6. Arthur Ross Pinetum (86th Street Entrance)

Arthur Ross Pinetum in Central Park

Like the Mall of Elms, this group of 600 pine trees is a single entry on the Great Tree list. It is the only entry for evergreens. In the original plan for Central Park, evergreens played a prominent role. Designers Frederick Law Olmsted and Calvert Vaux planted a “Winter Drive”—a 30-block stretch of road visitors could enjoy from horse-drawn sleighs in the snow.
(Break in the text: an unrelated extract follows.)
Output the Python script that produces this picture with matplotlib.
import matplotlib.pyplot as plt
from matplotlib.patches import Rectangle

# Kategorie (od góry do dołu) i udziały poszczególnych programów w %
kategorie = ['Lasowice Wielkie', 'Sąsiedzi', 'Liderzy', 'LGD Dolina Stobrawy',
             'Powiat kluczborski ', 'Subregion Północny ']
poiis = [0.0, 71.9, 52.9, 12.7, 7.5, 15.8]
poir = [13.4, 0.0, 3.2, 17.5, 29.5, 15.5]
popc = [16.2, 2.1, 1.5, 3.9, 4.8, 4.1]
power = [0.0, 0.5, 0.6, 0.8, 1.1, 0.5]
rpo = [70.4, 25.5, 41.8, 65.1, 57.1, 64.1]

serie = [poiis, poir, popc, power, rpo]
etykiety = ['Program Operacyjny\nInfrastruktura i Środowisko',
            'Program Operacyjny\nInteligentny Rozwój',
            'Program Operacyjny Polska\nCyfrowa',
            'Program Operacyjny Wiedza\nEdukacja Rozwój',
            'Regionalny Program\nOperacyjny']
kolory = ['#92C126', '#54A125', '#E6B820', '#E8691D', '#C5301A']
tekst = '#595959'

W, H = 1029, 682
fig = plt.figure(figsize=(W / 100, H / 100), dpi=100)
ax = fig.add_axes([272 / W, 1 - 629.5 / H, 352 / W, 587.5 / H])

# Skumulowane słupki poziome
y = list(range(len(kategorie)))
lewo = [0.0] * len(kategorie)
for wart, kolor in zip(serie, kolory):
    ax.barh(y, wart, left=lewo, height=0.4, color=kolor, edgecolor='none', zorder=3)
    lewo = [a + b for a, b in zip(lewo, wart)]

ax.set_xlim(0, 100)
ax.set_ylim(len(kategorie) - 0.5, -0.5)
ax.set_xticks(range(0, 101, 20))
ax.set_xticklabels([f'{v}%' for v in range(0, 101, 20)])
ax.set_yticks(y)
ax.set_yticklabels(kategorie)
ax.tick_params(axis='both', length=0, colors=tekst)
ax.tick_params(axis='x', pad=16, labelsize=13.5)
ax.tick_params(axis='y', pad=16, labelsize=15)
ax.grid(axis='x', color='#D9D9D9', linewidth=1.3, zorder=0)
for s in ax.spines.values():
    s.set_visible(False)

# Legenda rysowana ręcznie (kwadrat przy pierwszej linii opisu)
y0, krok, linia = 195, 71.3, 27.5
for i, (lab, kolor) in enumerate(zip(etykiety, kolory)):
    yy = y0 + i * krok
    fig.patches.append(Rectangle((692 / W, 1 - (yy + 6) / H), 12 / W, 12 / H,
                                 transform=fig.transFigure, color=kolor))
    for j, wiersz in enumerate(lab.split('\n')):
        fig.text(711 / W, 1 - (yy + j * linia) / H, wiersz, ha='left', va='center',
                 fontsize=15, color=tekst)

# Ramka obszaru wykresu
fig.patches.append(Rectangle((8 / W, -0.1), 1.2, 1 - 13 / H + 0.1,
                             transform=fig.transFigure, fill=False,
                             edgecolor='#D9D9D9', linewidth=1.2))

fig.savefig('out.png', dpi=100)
But over time, the evergreens died and were replaced by deciduous trees.

Pinetum in Central Park

Arthur Ross, a native New Yorker who made his name in the pulp and paper business, set out to return pines to the Park in 1971. Wanting to shield the view of the Great Lawn from the maintenance buildings on the 86th Street Transverse Road, he planted a grove of Himalayan pines. Those original trees are now 30 feet tall, and the Pinetum has expanded across the Park, adding about 35 trees a year. Home to seventeen species, from lands as distant as Macedonia, Japan and the Himalayas, it’s a most eclectic evergreen sanctuary—part tree museum, part miniature forest. Look for the distinctive leaning pines in the center section, and be sure to greet the small new saplings. Someday they will be as large as their neighbors.